Loading 10k nodes on Janusgraph/BerkeleyDB
Damien Seguy <damie...@...>
I'm running Janusgraph 0.1.1, on OSX. Berkeley db is the backend. I used xms256m and xmx5g
I'm trying to load a graphson into Janus. There are various graphson of various sizes.
When the graphson is below 10k nodes, it usually goes well. It is much faster with 200 tokens than with 9000 (sounds normal).
When I reach 10k tokens, something gets wrong and berkeley db emits a lot of errors:
176587 [pool-6-thread-1] WARN org.janusgraph.diskstorage.log.kcvs.KCVSLog - Could not read messages for timestamp [2017-06-27T16:28:42.502Z] (this read will be retried)

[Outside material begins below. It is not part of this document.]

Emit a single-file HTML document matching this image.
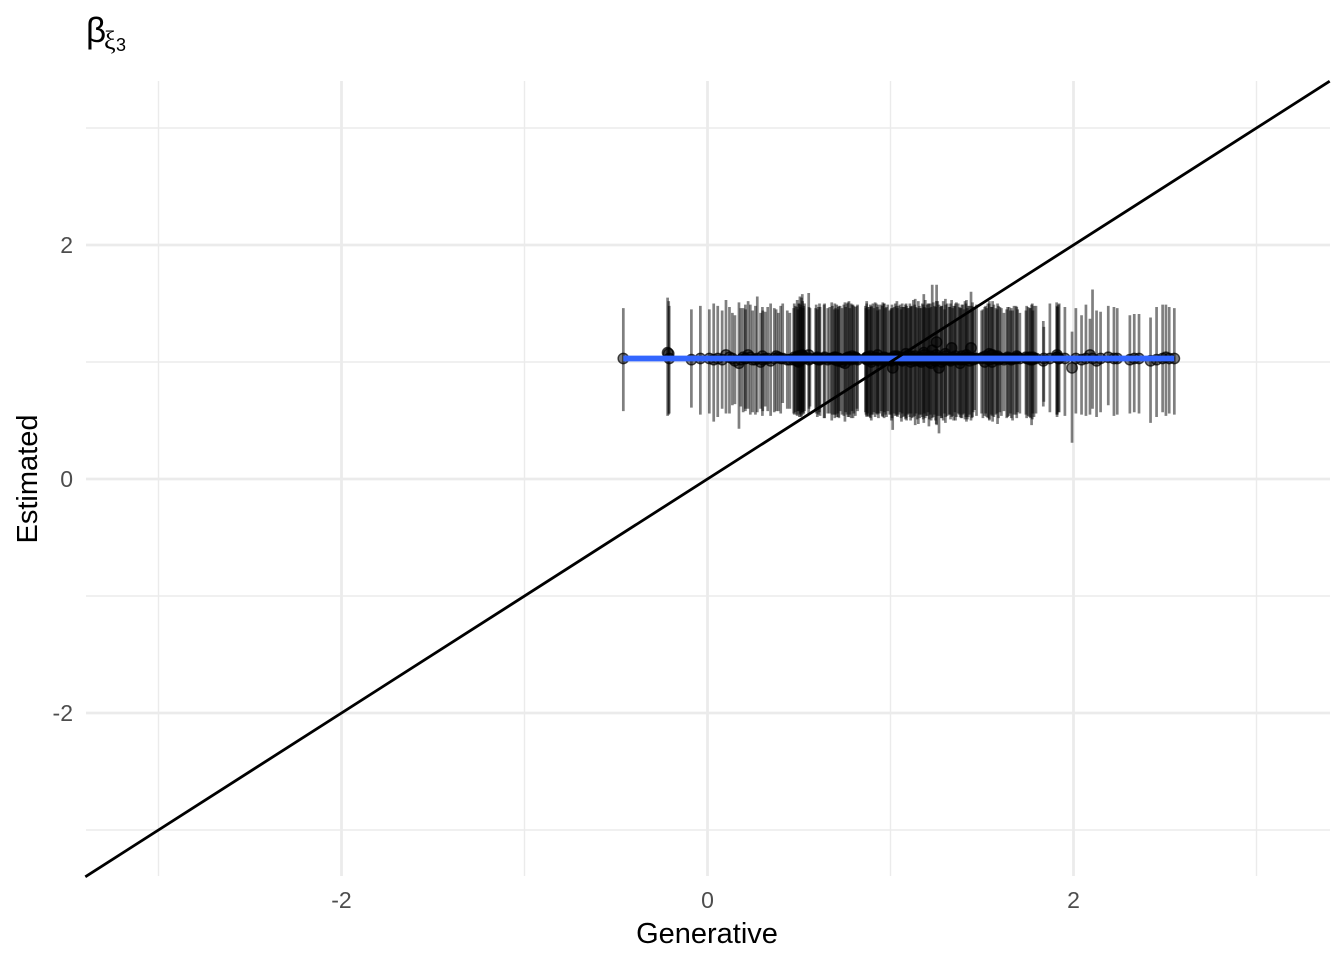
<!DOCTYPE html>
<html>
<head>
<meta charset="utf-8">
<style>
html,body{margin:0;padding:0;background:#fff;}
svg{display:block;font-family:"Liberation Sans",sans-serif;}
</style>
</head>
<body>
<svg id="chart" width="1344" height="960" viewBox="0 0 1344 960" xmlns="http://www.w3.org/2000/svg"></svg>
<script>
var xTicks = [-2, 0, 2];
var yTicks = [-2, 0, 2];
var xMinor = [-3, -1, 1, 3];
var yMinor = [-3, -1, 1, 3];
var refLine = [-3.4, 3.4];
var smoothX = [-0.46, 2.551];
var smoothY = [1.03, 1.03];
var gen = [-0.46,-0.218,-0.209,-0.088,-0.039,0.010,0.034,0.056,0.101,0.136,0.172,0.182,0.207,0.234,0.247,0.272,0.290,0.300,0.329,0.365,0.387,0.411,0.436,0.471,0.487,0.498,0.505,0.510,0.518,0.526,0.553,0.560,0.591,0.615,0.637,0.657,0.679,0.693,0.715,0.725,0.751,0.762,0.773,0.795,0.817,0.863,0.885,0.904,0.922,0.949,0.958,0.973,0.985,0.995,1.012,1.031,1.052,1.070,1.088,1.100,1.125,1.140,1.152,1.168,1.179,1.195,1.205,1.228,1.240,1.252,1.265,1.273,1.288,1.310,1.334,1.345,1.370,1.385,1.395,1.407,1.425,1.440,1.460,1.498,1.515,1.532,1.558,1.575,1.598,1.635,1.648,1.667,1.686,1.707,1.744,1.760,1.771,1.795,1.835,1.871,1.908,1.922,1.953,1.992,2.013,2.044,2.068,2.090,2.104,2.126,2.148,2.190,2.221,2.239,2.308,2.332,2.358,2.421,2.454,2.487,2.505,2.523,2.551];
var est = [1.03,1.08,1.03,1.02,1.03,1.03,1.02,1.03,1.06,1.03,0.99,1.02,1.03,1.04,1.02,1.03,1.00,1.05,1.03,1.03,1.04,1.03,1.02,1.02,1.03,1.00,1.05,1.02,1.06,1.03,1.06,1.03,1.03,1.02,1.03,1.02,1.03,1.04,1.03,1.02,0.99,1.03,1.04,1.03,1.03,1.03,1.02,1.03,1.03,1.03,1.02,1.03,1.03,1.03,0.95,1.03,1.04,1.02,1.03,1.03,1.03,1.02,1.03,1.00,1.03,1.03,1.04,1.10,1.03,1.17,0.95,1.03,1.02,1.03,1.12,1.03,1.03,1.02,1.03,1.03,1.03,1.12,1.03,1.03,1.00,1.03,1.06,1.03,1.03,1.03,1.03,1.03,1.03,1.03,1.03,1.04,1.03,1.03,1.01,1.03,1.04,1.03,1.03,0.95,1.03,1.02,1.03,1.06,1.03,1.01,1.03,1.04,1.03,1.03,1.02,1.03,1.03,1.01,1.02,1.03,1.04,1.03,1.03];
var hi = [1.46,1.55,1.48,1.45,1.48,1.45,1.50,1.48,1.53,1.42,1.51,1.46,1.49,1.49,1.44,1.56,1.42,1.47,1.47,1.46,1.42,1.50,1.44,1.46,1.47,1.50,1.56,1.49,1.58,1.48,1.59,1.46,1.46,1.47,1.49,1.46,1.51,1.45,1.47,1.48,1.51,1.50,1.52,1.49,1.48,1.48,1.47,1.50,1.50,1.49,1.51,1.46,1.49,1.44,1.46,1.48,1.49,1.47,1.48,1.46,1.53,1.47,1.52,1.46,1.49,1.46,1.50,1.66,1.48,1.66,1.49,1.47,1.52,1.50,1.53,1.48,1.50,1.46,1.49,1.52,1.48,1.60,1.47,1.44,1.47,1.50,1.52,1.46,1.47,1.45,1.47,1.44,1.48,1.42,1.48,1.46,1.49,1.48,1.35,1.50,1.51,1.50,1.47,1.26,1.46,1.40,1.49,1.37,1.62,1.44,1.43,1.48,1.47,1.46,1.40,1.41,1.41,1.38,1.47,1.49,1.49,1.47,1.46];
var lo = [0.58,0.54,0.56,0.61,0.55,0.56,0.49,0.53,0.56,0.63,0.43,0.62,0.58,0.55,0.57,0.57,0.60,0.54,0.58,0.57,0.58,0.65,0.60,0.56,0.55,0.58,0.55,0.53,0.57,0.56,0.56,0.62,0.58,0.54,0.52,0.56,0.50,0.55,0.53,0.58,0.49,0.55,0.53,0.52,0.60,0.57,0.53,0.55,0.56,0.58,0.53,0.55,0.58,0.55,0.42,0.55,0.57,0.53,0.50,0.56,0.53,0.56,0.47,0.55,0.51,0.54,0.57,0.52,0.55,0.46,0.39,0.54,0.50,0.54,0.53,0.50,0.56,0.52,0.55,0.51,0.53,0.50,0.59,0.56,0.54,0.52,0.49,0.55,0.57,0.52,0.54,0.50,0.55,0.56,0.52,0.53,0.46,0.56,0.62,0.57,0.55,0.57,0.54,0.31,0.56,0.55,0.54,0.55,0.60,0.53,0.57,0.63,0.54,0.55,0.56,0.57,0.56,0.48,0.53,0.57,0.54,0.56,0.55];

var genB = [-0.212,0.208,0.302,0.474,0.480,0.490,0.494,0.502,0.508,0.514,
0.520,0.522,0.530,0.555,0.594,0.600,0.606,0.612,0.682,0.696,
0.700,0.706,0.712,0.718,0.745,0.755,0.768,0.778,0.785,0.800,
0.808,0.820,0.866,0.870,0.875,0.880,0.890,0.896,0.910,0.916,
0.928,0.934,0.940,0.955,0.966,0.978,1.002,1.008,1.020,1.026,
1.038,1.044,1.058,1.064,1.076,1.082,1.094,1.106,1.112,1.118,
1.132,1.146,1.158,1.174,1.185,1.190,1.200,1.212,1.218,1.234,
1.246,1.258,1.280,1.295,1.302,1.320,1.328,1.340,1.352,1.360,
1.376,1.390,1.402,1.412,1.420,1.432,1.448,1.452,1.470,1.505,
1.520,1.526,1.540,1.550,1.565,1.582,1.590,1.606,1.640,1.655,
1.660,1.675,1.695,1.752,1.765,1.778,1.784,1.838,1.912,1.918];
var estB = [1.07,1.03,1.02,1.04,1.03,1.01,1.05,1.03,1.02,1.04,
1.03,1.05,1.03,1.02,1.03,1.04,1.02,1.03,1.03,1.02,
1.04,1.03,1.01,1.03,1.02,1.03,1.04,1.03,1.02,1.03,
1.04,1.02,1.03,1.02,1.04,1.03,1.05,1.02,1.03,1.04,
1.02,1.03,1.01,1.03,1.04,1.03,1.02,1.03,1.05,1.03,
1.02,1.04,1.03,1.01,1.03,1.04,1.02,1.03,1.05,1.03,
1.01,1.03,1.04,1.02,1.06,1.03,1.02,1.00,1.05,1.03,
1.01,1.04,1.03,1.02,1.05,1.03,1.01,1.04,1.03,1.02,
1.03,1.05,1.02,1.03,1.04,1.01,1.03,1.02,1.03,1.04,
1.05,1.03,1.02,1.06,1.03,1.04,1.02,1.03,1.04,1.03,
1.02,1.03,1.04,1.03,1.02,1.04,1.03,1.03,1.04,1.03];
var hiB = [1.52,1.45,1.44,1.50,1.48,1.53,1.45,1.50,1.47,1.55,
1.52,1.46,1.50,1.47,1.49,1.45,1.47,1.50,1.48,1.50,
1.46,1.49,1.45,1.48,1.49,1.47,1.51,1.46,1.50,1.48,
1.47,1.49,1.46,1.50,1.47,1.45,1.49,1.48,1.46,1.51,
1.47,1.49,1.45,1.48,1.50,1.47,1.45,1.49,1.47,1.50,
1.46,1.48,1.45,1.50,1.47,1.49,1.46,1.50,1.47,1.48,
1.49,1.46,1.48,1.50,1.47,1.53,1.49,1.46,1.50,1.51,
1.47,1.52,1.48,1.45,1.49,1.47,1.50,1.46,1.48,1.51,
1.47,1.49,1.45,1.50,1.46,1.48,1.51,1.47,1.49,1.45,
1.48,1.46,1.50,1.47,1.49,1.45,1.48,1.46,1.47,1.44,
1.46,1.48,1.45,1.47,1.46,1.44,1.48,1.30,1.47,1.49];
var loB = [0.55,0.60,0.58,0.55,0.57,0.54,0.58,0.53,0.56,0.54,
0.57,0.55,0.58,0.60,0.56,0.53,0.55,0.57,0.55,0.52,
0.55,0.53,0.56,0.52,0.54,0.57,0.53,0.55,0.52,0.56,
0.54,0.58,0.55,0.53,0.56,0.54,0.52,0.55,0.57,0.53,
0.55,0.52,0.56,0.54,0.57,0.53,0.55,0.52,0.56,0.54,
0.53,0.55,0.52,0.56,0.54,0.51,0.55,0.53,0.56,0.52,
0.54,0.51,0.55,0.53,0.56,0.52,0.54,0.51,0.55,0.53,
0.50,0.54,0.52,0.56,0.53,0.55,0.51,0.54,0.57,0.53,
0.55,0.52,0.56,0.53,0.51,0.55,0.53,0.57,0.54,0.52,
0.56,0.53,0.51,0.55,0.53,0.56,0.52,0.54,0.53,0.56,
0.52,0.55,0.57,0.54,0.52,0.56,0.53,0.66,0.55,0.57];

var genC = [0.080,0.120,0.150,0.195,0.222,0.262,0.315,0.345,0.375,0.400,
0.450,0.640,0.668,0.735,0.790,0.870,0.895,0.930,0.965,1.005,
1.035,1.060,1.085,1.110,1.135,1.160,1.182,1.210,1.222,1.250,
1.278,1.300,1.325,1.355,1.380,1.415,1.445,1.540,1.555,1.585,
1.620,1.690,1.740,1.775,1.910];
var estC = [1.02,1.04,1.01,1.04,1.06,1.02,1.03,1.01,1.05,1.03,
1.02,1.04,1.03,1.00,1.05,1.04,1.00,1.06,1.03,1.01,
1.05,1.02,1.07,1.00,1.05,1.01,1.08,1.04,0.99,1.06,
1.00,1.07,1.02,1.05,0.99,1.06,1.03,1.07,1.00,1.05,
1.02,1.05,1.04,1.02,1.06];
var hiC = [1.44,1.47,1.40,1.46,1.52,1.48,1.43,1.50,1.45,1.48,
1.42,1.50,1.47,1.46,1.49,1.52,1.47,1.44,1.50,1.46,
1.52,1.47,1.50,1.48,1.54,1.46,1.58,1.50,1.47,1.52,
1.48,1.54,1.47,1.50,1.46,1.53,1.48,1.52,1.47,1.50,
1.42,1.47,1.44,1.50,1.48];
var loC = [0.60,0.56,0.64,0.57,0.60,0.55,0.62,0.54,0.58,0.56,
0.60,0.52,0.56,0.55,0.58,0.54,0.50,0.56,0.52,0.50,
0.54,0.49,0.52,0.50,0.46,0.52,0.48,0.45,0.50,0.47,
0.52,0.48,0.55,0.50,0.53,0.49,0.52,0.50,0.54,0.47,
0.58,0.52,0.55,0.51,0.53];

var allGen = gen.concat(genB, genC);
var allEst = est.concat(estB, estC);
var allHi = hi.concat(hiB, hiC);
var allLo = lo.concat(loB, loC);

var svg = document.getElementById('chart');
var NS = 'http://www.w3.org/2000/svg';
function xScale(v){ return 707.5 + v * 183; }
function yScale(v){ return 479 - v * 117; }
function add(tag, attrs, parent){
  var el = document.createElementNS(NS, tag);
  for (var k in attrs) el.setAttribute(k, attrs[k]);
  (parent || svg).appendChild(el);
  return el;
}
var gridG = add('g', {});


xMinor.forEach(function(v){
  var l = add('line', {x1:xScale(v), x2:xScale(v), y1:81, y2:876, stroke:'#ebebeb', 'stroke-width':1.4}, gridG);
  
  
});
yMinor.forEach(function(v){
  var l = add('line', {x1:86, x2:1330, y1:yScale(v), y2:yScale(v), stroke:'#ebebeb', 'stroke-width':1.4}, gridG);
  
  
});
xTicks.forEach(function(v){
  var l = add('line', {x1:xScale(v), x2:xScale(v), y1:81, y2:876, stroke:'#ebebeb', 'stroke-width':2.8}, gridG);
  
  
  var t = add('text', {x:xScale(v), y:908, 'text-anchor':'middle', 'font-size':23, fill:'#4d4d4d'});
  
  
  t.textContent = v;
});
yTicks.forEach(function(v){
  var l = add('line', {x1:86, x2:1330, y1:yScale(v), y2:yScale(v), stroke:'#ebebeb', 'stroke-width':2.8}, gridG);
  
  
  var t = add('text', {x:73, y:yScale(v)+8, 'text-anchor':'end', 'font-size':23, fill:'#4d4d4d'});
  
  
  t.textContent = v;
});
var barsG = add('g', {});


allGen.forEach(function(g, i){
  var b = add('line', {x1:xScale(g), x2:xScale(g), y1:yScale(allHi[i]), y2:yScale(allLo[i]), stroke:'#000', 'stroke-opacity':0.5, 'stroke-width':2.7}, barsG);
  
  
});
var ptsG = add('g', {});


allGen.forEach(function(g, i){
  var p = add('circle', {cx:xScale(g), cy:yScale(allEst[i]), r:5.2, fill:'#000', 'fill-opacity':0.5, stroke:'#000', 'stroke-opacity':0.7, 'stroke-width':1.4}, ptsG);
  
  
});
var sm = add('line', {x1:xScale(smoothX[0]), y1:yScale(smoothY[0]), x2:xScale(smoothX[1]), y2:yScale(smoothY[1]), stroke:'#3366ff', 'stroke-width':5.8});


var ref = add('line', {x1:xScale(refLine[0]), y1:yScale(refLine[0]), x2:xScale(refLine[1]), y2:yScale(refLine[1]), stroke:'#000', 'stroke-width':2.8});



var xt = add('text', {x:707, y:943, 'text-anchor':'middle', 'font-size':29, fill:'#000'});


xt.textContent = 'Generative';
var yt = add('text', {x:0, y:0, transform:'translate(37,479) rotate(-90)', 'text-anchor':'middle', 'font-size':29, fill:'#000'});


yt.textContent = 'Estimated';
var title = add('text', {x:86, y:42, 'font-size':35, fill:'#000'});


title.textContent = 'β';
var sub1 = add('text', {x:104, y:49, 'font-size':26, fill:'#000', 'font-family':'"Liberation Serif", serif'});


sub1.textContent = 'ξ';
var sub2 = add('text', {x:116, y:51, 'font-size':18, fill:'#000'});


sub2.textContent = '3';
</script>
</body>
</html>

org.janusgraph.core.JanusGraphException: Could not execute operation due to backend exception
Caused by: com.sleepycat.je.ThreadInterruptedException: (JE 7.3.7) Environment must be closed, caused by: com.sleepycat.je.ThreadInterruptedException: Environment invalid because of previous exception: (JE 7.3.7) db/berkeley java.lang.InterruptedException THREAD_INTERRUPTED: InterruptedException may cause incorrect internal state, unable to continue. Environment is invalid and must be closed.
The load script is simple :
There are no index (yet).
Sometimes, I managed to query the graph with another connexion (the loading never ends), and g.V().count() tells 10000.
This looks like a transaction/batch size, but I don't know where to go with that information.
I'm sure there is something huge that I'm missing. Any pointer would be helpful.